* Exercise *
Exclude the pictures, then repeat the remaining data exactly.

* Data *
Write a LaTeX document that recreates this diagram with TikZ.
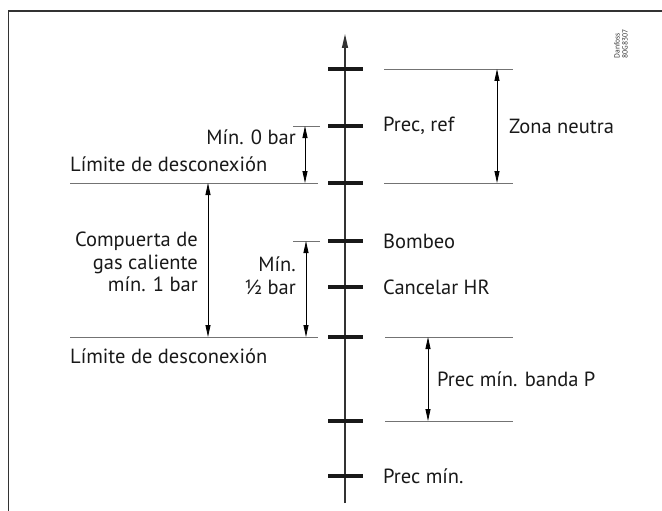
\documentclass[tikz,border=0pt]{standalone}
\usepackage{fontspec}
\setmainfont{PT Sans}
\usetikzlibrary{arrows.meta}
\begin{document}
\begin{tikzpicture}[x=1pt,y=-1pt,
  tickbar/.style={fill=black!90,draw=none,inner sep=0pt,minimum width=35pt,minimum height=4pt},
  refline/.style={draw=black!55,line width=0.9pt},
  dimarrow/.style={draw=black,line width=0.8pt,{Triangle[length=12pt,width=5pt]}-{Triangle[length=12pt,width=5pt]}},
  lbl/.style={font=\fontsize{20.5}{22.5}\selectfont,inner sep=0pt,text=black!90},
  frameline/.style={draw=black!80,line width=1.2pt}]
\useasboundingbox (0,0) rectangle (662,511);
% frame
\coordinate (fc) at (8.5,11);
\coordinate (fr) at (662,11);
\coordinate (fb) at (8.5,511);
\draw[frameline] (fr) -- (fc) -- (fb);
% axis
\coordinate (axb) at (345,503);
\coordinate (axt) at (345,34);
\draw[line width=1.2pt,black!80,-{Triangle[length=14pt,width=6pt]}] (axb) -- (axt);
% ticks
\node[tickbar] (t1) at (345,69) {};
\node[tickbar] (t2) at (345,126) {};
\node[tickbar] (t3) at (345,183) {};
\node[tickbar] (t4) at (345,241) {};
\node[tickbar] (t5) at (345,287) {};
\node[tickbar] (t6) at (345,337) {};
\node[tickbar] (t7) at (345,421) {};
\node[tickbar] (t8) at (345,476) {};
% right labels
\node[lbl,anchor=west] (prec) at (383,126) {Prec, ref};
\node[lbl,anchor=west] (bomb) at (383,241) {Bombeo};
\node[lbl,anchor=west] (canc) at (383,287) {Cancelar HR};
\node[lbl,anchor=west] (pmin) at (383,476) {Prec mín.};
% zona neutra
\coordinate (zn1a) at (384,69); \coordinate (zn1b) at (513,69);
\coordinate (zn2a) at (384,183); \coordinate (zn2b) at (513,183);
\draw[refline] (zn1a) -- (zn1b);
\draw[refline] (zn2a) -- (zn2b);
\coordinate (zna) at (497,69); \coordinate (znb) at (497,183);
\draw[dimarrow] (zna) -- (znb);
\node[lbl,anchor=west] (zn) at (509,126) {Zona neutra};
% prec min banda P
\coordinate (pb1a) at (385,337); \coordinate (pb1b) at (513,337);
\coordinate (pb2a) at (385,421); \coordinate (pb2b) at (513,421);
\draw[refline] (pb1a) -- (pb1b);
\draw[refline] (pb2a) -- (pb2b);
\coordinate (pba) at (428,337); \coordinate (pbb) at (428,421);
\draw[dimarrow] (pba) -- (pbb);
\node[lbl,anchor=west] (pb) at (437,379) {Prec mín. banda P};
% left: Min 0 bar
\coordinate (m0a) at (293,126); \coordinate (m0b) at (320,126);
\draw[refline] (m0a) -- (m0b);
\coordinate (l1a) at (70,183); \coordinate (l1b) at (318,183);
\draw[refline] (l1a) -- (l1b);
\coordinate (m0t) at (305,126); \coordinate (m0d) at (305,183);
\draw[dimarrow] (m0t) -- (m0d);
\node[lbl,anchor=east] (m0) at (296,137) {Mín. 0 bar};
\node[lbl,anchor=west] (lim1) at (70,164) {Límite de desconexión};
% compuerta
\coordinate (l2a) at (70,337); \coordinate (l2b) at (318,337);
\draw[refline] (l2a) -- (l2b);
\coordinate (cpa) at (208,183); \coordinate (cpb) at (208,337);
\draw[dimarrow] (cpa) -- (cpb);
\node[lbl,anchor=east,align=right] (cp) at (198,262) {Compuerta de\\gas caliente\\mín. 1 bar};
% min half bar
\coordinate (mha) at (293,241); \coordinate (mhb) at (320,241);
\draw[refline] (mha) -- (mhb);
\coordinate (mht) at (306,241); \coordinate (mhd) at (306,337);
\draw[dimarrow] (mht) -- (mhd);
\node[lbl,anchor=east,align=right] (mh) at (296,275.5) {Mín.\\½ bar};
\node[lbl,anchor=west] (lim2) at (70,356) {Límite de desconexión};
% code
\node[rotate=90,font=\fontsize{7.5}{8}\selectfont,align=left,inner sep=0pt,text=black!80] (code) at (621,44) {Danfoss\\80G8307};
\end{tikzpicture}
\end{document}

* Response *
Write a LaTeX document that recreates this diagram with TikZ.
\documentclass[tikz,border=0pt]{standalone}
\usepackage{fontspec}
\setmainfont{PT Sans}
\usetikzlibrary{arrows.meta}
\begin{document}
\begin{tikzpicture}[x=1pt,y=-1pt,
  tickbar/.style={fill=black!90,draw=none,inner sep=0pt,minimum width=35pt,minimum height=4pt},
  refline/.style={draw=black!55,line width=0.9pt},
  dimarrow/.style={draw=black,line width=0.8pt,{Triangle[length=12pt,width=5pt]}-{Triangle[length=12pt,width=5pt]}},
  lbl/.style={font=\fontsize{20.5}{22.5}\selectfont,inner sep=0pt,text=black!90},
  frameline/.style={draw=black!80,line width=1.2pt}]
\useasboundingbox (0,0) rectangle (662,511);
% frame
\coordinate (fc) at (8.5,11);
\coordinate (fr) at (662,11);
\coordinate (fb) at (8.5,511);
\draw[frameline] (fr) -- (fc) -- (fb);
% axis
\coordinate (axb) at (345,503);
\coordinate (axt) at (345,34);
\draw[line width=1.2pt,black!80,-{Triangle[length=14pt,width=6pt]}] (axb) -- (axt);
% ticks
\node[tickbar] (t1) at (345,69) {};
\node[tickbar] (t2) at (345,126) {};
\node[tickbar] (t3) at (345,183) {};
\node[tickbar] (t4) at (345,241) {};
\node[tickbar] (t5) at (345,287) {};
\node[tickbar] (t6) at (345,337) {};
\node[tickbar] (t7) at (345,421) {};
\node[tickbar] (t8) at (345,476) {};
% right labels
\node[lbl,anchor=west] (prec) at (383,126) {Prec, ref};
\node[lbl,anchor=west] (bomb) at (383,241) {Bombeo};
\node[lbl,anchor=west] (canc) at (383,287) {Cancelar HR};
\node[lbl,anchor=west] (pmin) at (383,476) {Prec mín.};
% zona neutra
\coordinate (zn1a) at (384,69); \coordinate (zn1b) at (513,69);
\coordinate (zn2a) at (384,183); \coordinate (zn2b) at (513,183);
\draw[refline] (zn1a) -- (zn1b);
\draw[refline] (zn2a) -- (zn2b);
\coordinate (zna) at (497,69); \coordinate (znb) at (497,183);
\draw[dimarrow] (zna) -- (znb);
\node[lbl,anchor=west] (zn) at (509,126) {Zona neutra};
% prec min banda P
\coordinate (pb1a) at (385,337); \coordinate (pb1b) at (513,337);
\coordinate (pb2a) at (385,421); \coordinate (pb2b) at (513,421);
\draw[refline] (pb1a) -- (pb1b);
\draw[refline] (pb2a) -- (pb2b);
\coordinate (pba) at (428,337); \coordinate (pbb) at (428,421);
\draw[dimarrow] (pba) -- (pbb);
\node[lbl,anchor=west] (pb) at (437,379) {Prec mín. banda P};
% left: Min 0 bar
\coordinate (m0a) at (293,126); \coordinate (m0b) at (320,126);
\draw[refline] (m0a) -- (m0b);
\coordinate (l1a) at (70,183); \coordinate (l1b) at (318,183);
\draw[refline] (l1a) -- (l1b);
\coordinate (m0t) at (305,126); \coordinate (m0d) at (305,183);
\draw[dimarrow] (m0t) -- (m0d);
\node[lbl,anchor=east] (m0) at (296,137) {Mín. 0 bar};
\node[lbl,anchor=west] (lim1) at (70,164) {Límite de desconexión};
% compuerta
\coordinate (l2a) at (70,337); \coordinate (l2b) at (318,337);
\draw[refline] (l2a) -- (l2b);
\coordinate (cpa) at (208,183); \coordinate (cpb) at (208,337);
\draw[dimarrow] (cpa) -- (cpb);
\node[lbl,anchor=east,align=right] (cp) at (198,262) {Compuerta de\\gas caliente\\mín. 1 bar};
% min half bar
\coordinate (mha) at (293,241); \coordinate (mhb) at (320,241);
\draw[refline] (mha) -- (mhb);
\coordinate (mht) at (306,241); \coordinate (mhd) at (306,337);
\draw[dimarrow] (mht) -- (mhd);
\node[lbl,anchor=east,align=right] (mh) at (296,275.5) {Mín.\\½ bar};
\node[lbl,anchor=west] (lim2) at (70,356) {Límite de desconexión};
% code
\node[rotate=90,font=\fontsize{7.5}{8}\selectfont,align=left,inner sep=0pt,text=black!80] (code) at (621,44) {Danfoss\\80G8307};
\end{tikzpicture}
\end{document}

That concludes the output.